MATERIAL PROVIDED:
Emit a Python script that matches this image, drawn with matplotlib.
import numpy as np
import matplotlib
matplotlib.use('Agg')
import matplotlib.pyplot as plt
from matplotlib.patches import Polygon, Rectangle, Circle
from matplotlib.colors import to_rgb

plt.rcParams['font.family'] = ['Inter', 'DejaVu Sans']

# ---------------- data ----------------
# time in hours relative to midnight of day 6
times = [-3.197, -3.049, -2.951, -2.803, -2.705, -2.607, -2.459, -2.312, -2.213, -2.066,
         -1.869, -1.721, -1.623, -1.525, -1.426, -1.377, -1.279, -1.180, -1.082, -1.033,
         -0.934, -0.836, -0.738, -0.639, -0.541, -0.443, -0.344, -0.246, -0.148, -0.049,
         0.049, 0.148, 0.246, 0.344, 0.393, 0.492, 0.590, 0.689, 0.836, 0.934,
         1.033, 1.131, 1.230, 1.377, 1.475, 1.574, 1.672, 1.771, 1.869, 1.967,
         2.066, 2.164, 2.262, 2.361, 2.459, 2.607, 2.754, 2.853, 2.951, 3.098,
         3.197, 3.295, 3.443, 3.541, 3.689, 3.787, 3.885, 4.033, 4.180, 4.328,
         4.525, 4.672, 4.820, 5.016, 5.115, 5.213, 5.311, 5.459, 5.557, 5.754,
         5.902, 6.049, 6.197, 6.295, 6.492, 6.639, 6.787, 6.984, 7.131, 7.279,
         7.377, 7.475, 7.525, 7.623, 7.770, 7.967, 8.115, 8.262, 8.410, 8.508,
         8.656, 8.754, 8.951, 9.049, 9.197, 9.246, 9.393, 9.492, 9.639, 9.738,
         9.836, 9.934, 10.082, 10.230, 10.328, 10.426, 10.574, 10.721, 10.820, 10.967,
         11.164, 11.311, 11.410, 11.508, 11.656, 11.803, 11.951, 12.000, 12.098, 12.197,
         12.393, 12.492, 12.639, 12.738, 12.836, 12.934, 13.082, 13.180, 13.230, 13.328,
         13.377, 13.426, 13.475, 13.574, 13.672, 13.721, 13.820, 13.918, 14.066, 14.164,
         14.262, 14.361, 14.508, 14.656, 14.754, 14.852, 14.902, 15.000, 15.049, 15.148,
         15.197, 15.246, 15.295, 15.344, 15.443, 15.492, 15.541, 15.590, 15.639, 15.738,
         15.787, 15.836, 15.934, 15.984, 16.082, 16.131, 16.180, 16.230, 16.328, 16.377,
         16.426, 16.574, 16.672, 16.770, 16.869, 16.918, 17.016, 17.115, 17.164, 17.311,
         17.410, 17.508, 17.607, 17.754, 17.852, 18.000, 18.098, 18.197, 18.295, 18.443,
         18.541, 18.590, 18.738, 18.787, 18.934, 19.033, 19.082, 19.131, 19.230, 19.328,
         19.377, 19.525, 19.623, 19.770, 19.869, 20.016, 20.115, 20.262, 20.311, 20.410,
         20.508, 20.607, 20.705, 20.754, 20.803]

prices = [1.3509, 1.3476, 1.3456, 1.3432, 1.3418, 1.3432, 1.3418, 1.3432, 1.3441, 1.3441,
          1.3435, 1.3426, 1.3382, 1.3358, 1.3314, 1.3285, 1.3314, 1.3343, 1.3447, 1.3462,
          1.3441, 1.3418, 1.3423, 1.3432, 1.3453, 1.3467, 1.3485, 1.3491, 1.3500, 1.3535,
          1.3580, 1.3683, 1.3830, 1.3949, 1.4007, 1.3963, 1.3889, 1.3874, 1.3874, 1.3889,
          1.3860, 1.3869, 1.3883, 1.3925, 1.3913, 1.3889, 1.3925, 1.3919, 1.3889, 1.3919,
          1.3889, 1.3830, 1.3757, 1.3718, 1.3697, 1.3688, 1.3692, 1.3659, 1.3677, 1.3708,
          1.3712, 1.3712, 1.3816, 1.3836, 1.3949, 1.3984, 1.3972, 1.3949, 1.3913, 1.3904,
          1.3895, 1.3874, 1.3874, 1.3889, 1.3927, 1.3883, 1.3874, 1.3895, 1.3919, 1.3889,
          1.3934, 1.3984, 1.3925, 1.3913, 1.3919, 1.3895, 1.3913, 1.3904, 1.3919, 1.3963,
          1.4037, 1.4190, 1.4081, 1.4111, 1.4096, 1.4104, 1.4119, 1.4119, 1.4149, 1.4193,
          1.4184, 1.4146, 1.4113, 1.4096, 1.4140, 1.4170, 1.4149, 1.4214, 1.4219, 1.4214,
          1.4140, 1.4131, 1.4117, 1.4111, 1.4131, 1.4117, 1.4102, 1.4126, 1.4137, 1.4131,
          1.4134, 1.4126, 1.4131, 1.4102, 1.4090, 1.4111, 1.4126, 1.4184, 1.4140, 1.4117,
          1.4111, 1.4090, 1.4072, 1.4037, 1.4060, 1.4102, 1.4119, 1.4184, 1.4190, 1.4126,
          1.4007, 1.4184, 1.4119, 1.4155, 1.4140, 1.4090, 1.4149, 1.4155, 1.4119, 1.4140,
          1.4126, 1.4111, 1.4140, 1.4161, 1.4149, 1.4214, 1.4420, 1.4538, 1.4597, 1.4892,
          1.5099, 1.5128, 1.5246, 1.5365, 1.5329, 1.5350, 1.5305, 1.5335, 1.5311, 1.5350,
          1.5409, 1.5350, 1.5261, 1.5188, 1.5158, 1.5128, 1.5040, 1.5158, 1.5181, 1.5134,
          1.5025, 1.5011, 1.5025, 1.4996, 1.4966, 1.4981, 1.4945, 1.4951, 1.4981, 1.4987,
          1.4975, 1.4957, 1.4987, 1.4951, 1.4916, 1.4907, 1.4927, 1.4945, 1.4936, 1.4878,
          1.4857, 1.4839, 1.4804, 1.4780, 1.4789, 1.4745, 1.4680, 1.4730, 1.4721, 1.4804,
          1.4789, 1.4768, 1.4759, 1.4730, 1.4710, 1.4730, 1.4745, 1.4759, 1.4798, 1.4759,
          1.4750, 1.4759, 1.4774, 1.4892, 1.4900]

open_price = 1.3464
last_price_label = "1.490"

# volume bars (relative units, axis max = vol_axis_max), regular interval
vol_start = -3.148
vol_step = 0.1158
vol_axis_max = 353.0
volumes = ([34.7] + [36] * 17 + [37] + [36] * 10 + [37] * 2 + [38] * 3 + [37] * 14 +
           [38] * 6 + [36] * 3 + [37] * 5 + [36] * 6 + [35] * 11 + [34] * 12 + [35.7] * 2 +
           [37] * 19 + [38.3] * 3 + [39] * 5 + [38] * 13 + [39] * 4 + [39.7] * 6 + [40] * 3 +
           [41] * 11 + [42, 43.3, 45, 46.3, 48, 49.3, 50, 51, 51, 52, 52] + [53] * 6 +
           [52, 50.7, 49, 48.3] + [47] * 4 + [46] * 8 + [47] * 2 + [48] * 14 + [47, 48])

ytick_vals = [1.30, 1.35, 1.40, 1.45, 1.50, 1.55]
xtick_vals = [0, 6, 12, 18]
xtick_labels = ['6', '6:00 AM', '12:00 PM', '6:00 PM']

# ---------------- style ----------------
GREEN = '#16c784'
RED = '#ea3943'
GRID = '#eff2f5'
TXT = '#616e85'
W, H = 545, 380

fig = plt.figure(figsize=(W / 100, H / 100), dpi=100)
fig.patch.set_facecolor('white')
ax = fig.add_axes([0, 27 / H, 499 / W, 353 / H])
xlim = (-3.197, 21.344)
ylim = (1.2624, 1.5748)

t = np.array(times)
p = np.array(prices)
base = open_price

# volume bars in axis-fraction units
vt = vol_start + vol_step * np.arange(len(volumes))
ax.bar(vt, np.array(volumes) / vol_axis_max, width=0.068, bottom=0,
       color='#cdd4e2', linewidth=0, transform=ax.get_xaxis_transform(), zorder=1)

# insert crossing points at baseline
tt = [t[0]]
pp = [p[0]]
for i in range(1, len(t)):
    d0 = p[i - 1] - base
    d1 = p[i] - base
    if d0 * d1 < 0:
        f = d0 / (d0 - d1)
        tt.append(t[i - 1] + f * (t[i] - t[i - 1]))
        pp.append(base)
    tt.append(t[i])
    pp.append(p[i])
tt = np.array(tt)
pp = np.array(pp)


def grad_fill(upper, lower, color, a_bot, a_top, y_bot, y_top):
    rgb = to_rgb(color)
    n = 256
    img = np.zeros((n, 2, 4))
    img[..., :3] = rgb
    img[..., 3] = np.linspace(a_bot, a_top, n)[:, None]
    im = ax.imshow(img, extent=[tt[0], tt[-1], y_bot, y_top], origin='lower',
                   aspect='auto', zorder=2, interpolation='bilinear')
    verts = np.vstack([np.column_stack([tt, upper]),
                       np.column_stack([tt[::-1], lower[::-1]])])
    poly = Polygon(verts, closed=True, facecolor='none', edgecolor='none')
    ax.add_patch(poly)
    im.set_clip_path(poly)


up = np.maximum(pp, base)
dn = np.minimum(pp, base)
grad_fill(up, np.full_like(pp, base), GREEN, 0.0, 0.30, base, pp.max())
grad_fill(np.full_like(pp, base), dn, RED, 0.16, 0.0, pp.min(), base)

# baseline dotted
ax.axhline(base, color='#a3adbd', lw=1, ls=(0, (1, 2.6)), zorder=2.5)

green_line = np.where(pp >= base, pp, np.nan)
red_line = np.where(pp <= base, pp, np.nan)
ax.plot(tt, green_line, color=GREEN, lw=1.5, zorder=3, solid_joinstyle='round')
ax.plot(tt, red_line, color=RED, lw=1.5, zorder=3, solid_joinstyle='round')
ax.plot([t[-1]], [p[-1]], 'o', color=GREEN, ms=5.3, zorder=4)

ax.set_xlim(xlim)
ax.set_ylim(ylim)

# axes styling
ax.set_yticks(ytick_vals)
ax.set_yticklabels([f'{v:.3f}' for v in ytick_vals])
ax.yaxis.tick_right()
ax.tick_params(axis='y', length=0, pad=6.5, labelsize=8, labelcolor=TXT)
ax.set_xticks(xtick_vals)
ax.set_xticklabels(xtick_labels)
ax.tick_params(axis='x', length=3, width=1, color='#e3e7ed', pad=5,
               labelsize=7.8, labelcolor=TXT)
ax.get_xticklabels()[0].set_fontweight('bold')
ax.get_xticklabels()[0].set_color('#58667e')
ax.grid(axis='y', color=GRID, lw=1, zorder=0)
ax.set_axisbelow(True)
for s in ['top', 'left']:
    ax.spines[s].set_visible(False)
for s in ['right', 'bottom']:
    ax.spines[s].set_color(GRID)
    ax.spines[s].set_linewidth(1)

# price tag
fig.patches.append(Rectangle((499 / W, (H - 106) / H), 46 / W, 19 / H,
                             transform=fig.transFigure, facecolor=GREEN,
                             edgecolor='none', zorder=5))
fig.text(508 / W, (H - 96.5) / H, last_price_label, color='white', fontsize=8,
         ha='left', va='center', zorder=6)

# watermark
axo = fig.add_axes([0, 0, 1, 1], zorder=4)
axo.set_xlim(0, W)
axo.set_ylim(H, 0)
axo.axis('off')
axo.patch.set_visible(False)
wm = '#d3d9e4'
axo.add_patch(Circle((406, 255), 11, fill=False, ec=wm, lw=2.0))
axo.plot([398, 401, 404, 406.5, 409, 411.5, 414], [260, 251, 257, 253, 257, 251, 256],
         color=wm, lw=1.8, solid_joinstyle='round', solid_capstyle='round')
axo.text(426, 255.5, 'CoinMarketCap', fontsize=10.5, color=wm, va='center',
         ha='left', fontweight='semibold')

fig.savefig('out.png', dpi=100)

WORK INSTRUCTIONS:
Reproduce verbatim only this range: the first line of the material through the line that contains "plt.rcParams['font.family'] = ['Inter', 'DejaVu", inclusive.

EXERCISE RESULT:
Emit a Python script that matches this image, drawn with matplotlib.
import numpy as np
import matplotlib
matplotlib.use('Agg')
import matplotlib.pyplot as plt
from matplotlib.patches import Polygon, Rectangle, Circle
from matplotlib.colors import to_rgb

plt.rcParams['font.family'] = ['Inter', 'DejaVu Sans']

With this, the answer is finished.